[Figure scripts]
────

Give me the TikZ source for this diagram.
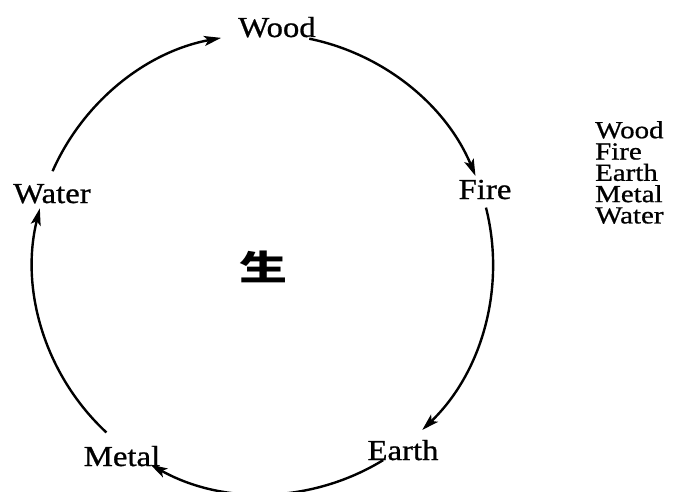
\documentclass[tikz,border=0pt]{standalone}
\usepackage{fontspec}
\setmainfont{Liberation Serif}
\newfontfamily\lbfont{Liberation Serif}[FakeStretch=1.13, FakeBold=0.8]
\newfontfamily\lsfont{Liberation Serif}[FakeStretch=1.18, FakeBold=0.8]
\newfontfamily\cjk{Noto Sans CJK SC}
\usetikzlibrary{arrows.meta}
\begin{document}
\begin{tikzpicture}[x=1pt,y=1pt,
  cyc/.style={line width=2.4pt, -{Stealth[length=17pt,width=10pt,inset=4pt]}},
  lbl/.style={font=\lbfont\fontsize{29}{34}\selectfont, anchor=base, inner sep=0pt},
  lst/.style={font=\lsfont\fontsize{24.5}{21.3}\selectfont, anchor=north west, inner sep=0pt, align=left}]
\useasboundingbox[fill=white] (0,0) rectangle (676,491);
\coordinate (c) at (263,227);
\node[lbl] (wood) at (277,454) {Wood};
\node[lbl] (fire) at (485,292) {Fire};
\node[lbl] (earth) at (403,31) {Earth};
\node[lbl] (metal) at (122,25) {Metal};
\node[lbl] (water) at (52,288) {Water};
\node[inner sep=0pt, font=\cjk\bfseries\fontsize{48}{52}\selectfont, yscale=0.72] (sheng) at (263,224) {生};
\node[lst] (list) at (595,370) {Wood\\Fire\\Earth\\Metal\\Water};
\draw[cyc] ([shift={(78.4:230)}]c) arc[start angle=78.4, end angle=22.5, radius=230];
\draw[cyc] ([shift={(14.2:230)}]c) arc[start angle=14.2, end angle=-46.2, radius=230];
\draw[cyc] ([shift={(-58.5:230)}]c) arc[start angle=-58.5, end angle=-119.3, radius=230];
\draw[cyc] ([shift={(-132.9:230)}]c) arc[start angle=-132.9, end angle=-194, radius=230];
\draw[cyc] ([shift={(156.2:230)}]c) arc[start angle=156.2, end angle=100.5, radius=230];
\end{tikzpicture}
\end{document}
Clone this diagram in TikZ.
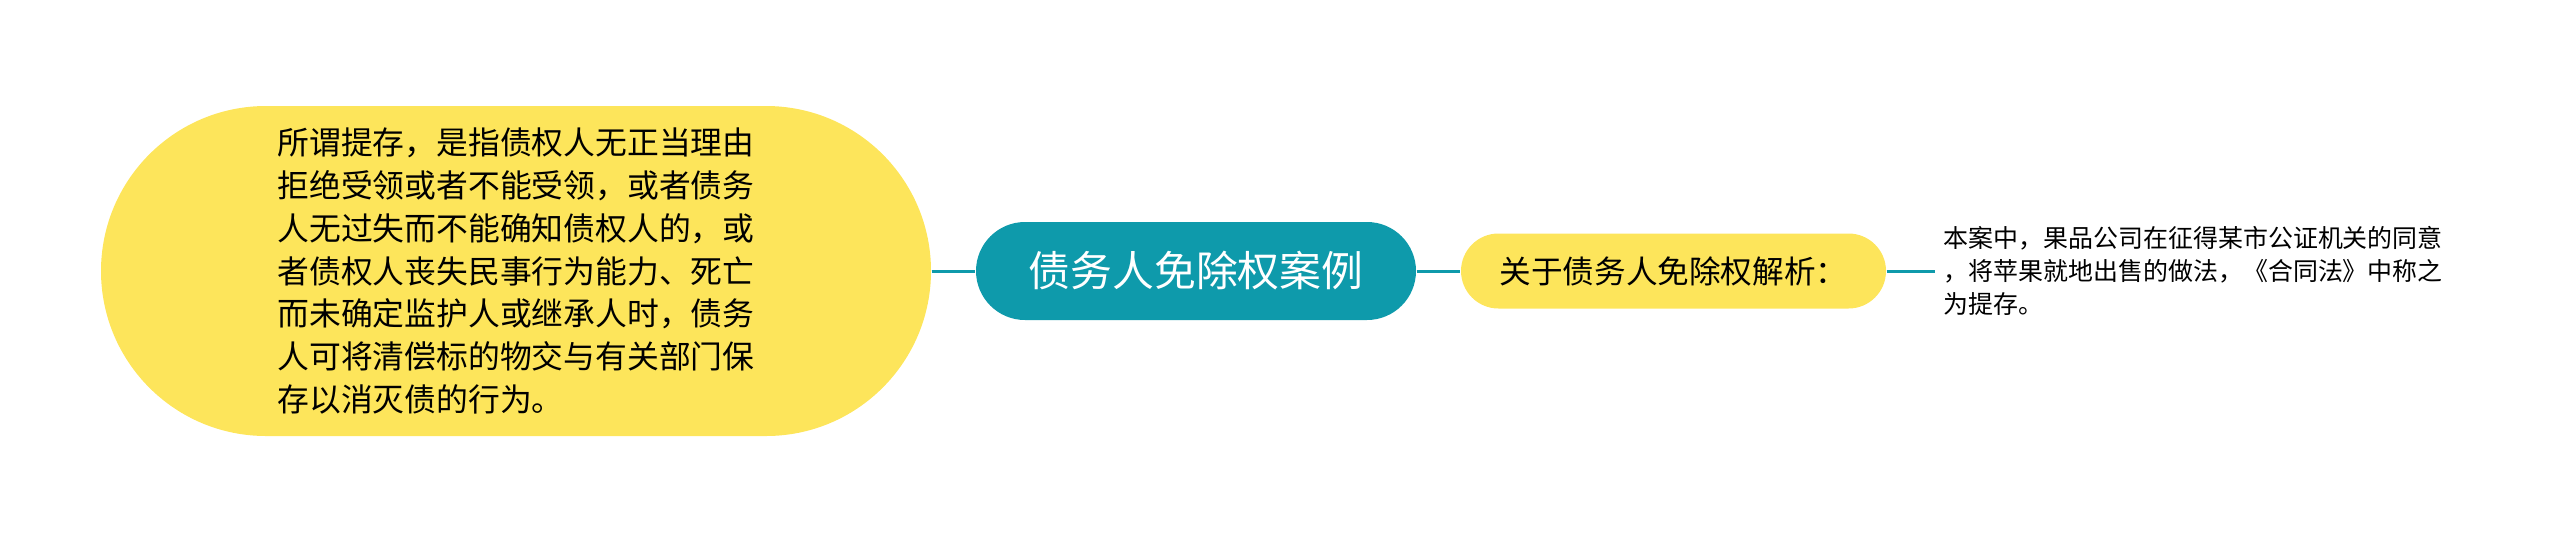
\documentclass[tikz,border=0pt]{standalone}
\usepackage{fontspec}
\newfontfamily\cjk{Noto Sans CJK SC}
\usetikzlibrary{calc}
\definecolor{topicteal}{HTML}{0E9AAB}
\definecolor{leafyellow}{HTML}{FDE55B}
\tikzstyle{root}=[rounded corners=0.49cm,fill=topicteal,minimum width=4.4cm,minimum height=0.98cm,inner sep=0pt,text=white,font=\cjk\fontsize{11.9}{14}\selectfont]
\tikzstyle{bigleaf}=[rounded corners=1.65cm,fill=leafyellow,minimum width=8.3cm,minimum height=3.3cm,inner sep=0pt,align=left,font=\cjk\fontsize{9.05}{12.2}\selectfont]
\tikzstyle{leaf}=[rounded corners=0.375cm,fill=leafyellow,minimum width=4.25cm,minimum height=0.75cm,inner sep=0pt,font=\cjk\fontsize{9}{11}\selectfont]
\tikzstyle{note}=[anchor=west,inner sep=0.08cm,align=left,font=\cjk\fontsize{7.1}{9.5}\selectfont]
\tikzstyle{edge} = [draw,line width=0.85pt,topicteal]

\begin{document}
\begin{tikzpicture}

    \useasboundingbox (0,0) rectangle (25.6,-5.42);

    \node[root] (case) at (11.96,-2.71) {债务人免除权案例};
    \node[bigleaf] (deposit) at (5.16,-2.71) {所谓提存，是指债权人无正当理由\\拒绝受领或者不能受领，或者债务\\人无过失而不能确知债权人的，或\\者债权人丧失民事行为能力、死亡\\而未确定监护人或继承人时，债务\\人可将清偿标的物交与有关部门保\\存以消灭债的行为。};
    \node[leaf] (analysis) at (16.735,-2.71) {关于债务人免除权解析：};
    \node[note] (apple) at (19.35,-2.71) {本案中，果品公司在征得某市公证机关的同意\\，将苹果就地出售的做法，《合同法》中称之\\为提存。};

    \foreach \source/\dest in {deposit.east/case.west, case.east/analysis.west, analysis.east/apple.west}
        \path[edge] (\source) -- (\dest);

\end{tikzpicture}
\end{document}
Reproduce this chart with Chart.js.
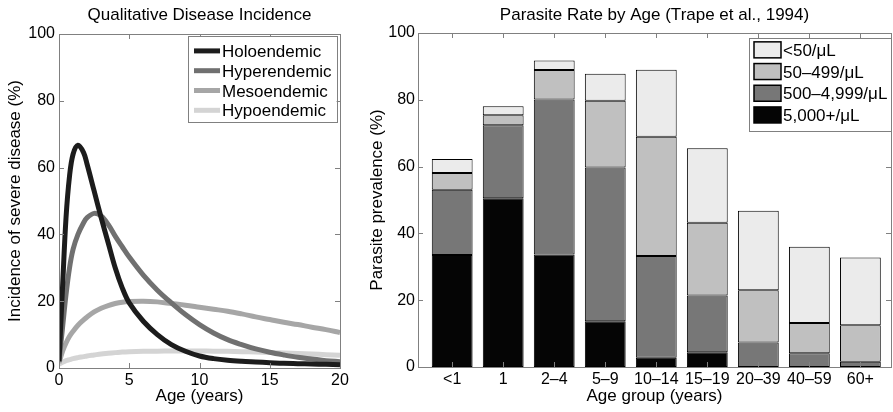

────

- _PROBLEM DETAILS_: Write out the material above again, word for word, minus its pictures.

- _COMPLETE ANSWER_:
Give me the TikZ source for this diagram.
\documentclass[tikz,border=0pt]{standalone}
\usepackage{fontspec}
\setmainfont{Liberation Serif}
\newfontfamily\lbfont{Liberation Serif}[FakeStretch=1.13, FakeBold=0.8]
\newfontfamily\lsfont{Liberation Serif}[FakeStretch=1.18, FakeBold=0.8]
\newfontfamily\cjk{Noto Sans CJK SC}
\usetikzlibrary{arrows.meta}
\begin{document}
\begin{tikzpicture}[x=1pt,y=1pt,
  cyc/.style={line width=2.4pt, -{Stealth[length=17pt,width=10pt,inset=4pt]}},
  lbl/.style={font=\lbfont\fontsize{29}{34}\selectfont, anchor=base, inner sep=0pt},
  lst/.style={font=\lsfont\fontsize{24.5}{21.3}\selectfont, anchor=north west, inner sep=0pt, align=left}]
\useasboundingbox[fill=white] (0,0) rectangle (676,491);
\coordinate (c) at (263,227);
\node[lbl] (wood) at (277,454) {Wood};
\node[lbl] (fire) at (485,292) {Fire};
\node[lbl] (earth) at (403,31) {Earth};
\node[lbl] (metal) at (122,25) {Metal};
\node[lbl] (water) at (52,288) {Water};
\node[inner sep=0pt, font=\cjk\bfseries\fontsize{48}{52}\selectfont, yscale=0.72] (sheng) at (263,224) {生};
\node[lst] (list) at (595,370) {Wood\\Fire\\Earth\\Metal\\Water};
\draw[cyc] ([shift={(78.4:230)}]c) arc[start angle=78.4, end angle=22.5, radius=230];
\draw[cyc] ([shift={(14.2:230)}]c) arc[start angle=14.2, end angle=-46.2, radius=230];
\draw[cyc] ([shift={(-58.5:230)}]c) arc[start angle=-58.5, end angle=-119.3, radius=230];
\draw[cyc] ([shift={(-132.9:230)}]c) arc[start angle=-132.9, end angle=-194, radius=230];
\draw[cyc] ([shift={(156.2:230)}]c) arc[start angle=156.2, end angle=100.5, radius=230];
\end{tikzpicture}
\end{document}
Clone this diagram in TikZ.
\documentclass[tikz,border=0pt]{standalone}
\usepackage{fontspec}
\newfontfamily\cjk{Noto Sans CJK SC}
\usetikzlibrary{calc}
\definecolor{topicteal}{HTML}{0E9AAB}
\definecolor{leafyellow}{HTML}{FDE55B}
\tikzstyle{root}=[rounded corners=0.49cm,fill=topicteal,minimum width=4.4cm,minimum height=0.98cm,inner sep=0pt,text=white,font=\cjk\fontsize{11.9}{14}\selectfont]
\tikzstyle{bigleaf}=[rounded corners=1.65cm,fill=leafyellow,minimum width=8.3cm,minimum height=3.3cm,inner sep=0pt,align=left,font=\cjk\fontsize{9.05}{12.2}\selectfont]
\tikzstyle{leaf}=[rounded corners=0.375cm,fill=leafyellow,minimum width=4.25cm,minimum height=0.75cm,inner sep=0pt,font=\cjk\fontsize{9}{11}\selectfont]
\tikzstyle{note}=[anchor=west,inner sep=0.08cm,align=left,font=\cjk\fontsize{7.1}{9.5}\selectfont]
\tikzstyle{edge} = [draw,line width=0.85pt,topicteal]

\begin{document}
\begin{tikzpicture}

    \useasboundingbox (0,0) rectangle (25.6,-5.42);

    \node[root] (case) at (11.96,-2.71) {债务人免除权案例};
    \node[bigleaf] (deposit) at (5.16,-2.71) {所谓提存，是指债权人无正当理由\\拒绝受领或者不能受领，或者债务\\人无过失而不能确知债权人的，或\\者债权人丧失民事行为能力、死亡\\而未确定监护人或继承人时，债务\\人可将清偿标的物交与有关部门保\\存以消灭债的行为。};
    \node[leaf] (analysis) at (16.735,-2.71) {关于债务人免除权解析：};
    \node[note] (apple) at (19.35,-2.71) {本案中，果品公司在征得某市公证机关的同意\\，将苹果就地出售的做法，《合同法》中称之\\为提存。};

    \foreach \source/\dest in {deposit.east/case.west, case.east/analysis.west, analysis.east/apple.west}
        \path[edge] (\source) -- (\dest);

\end{tikzpicture}
\end{document}
Reproduce this chart with Chart.js.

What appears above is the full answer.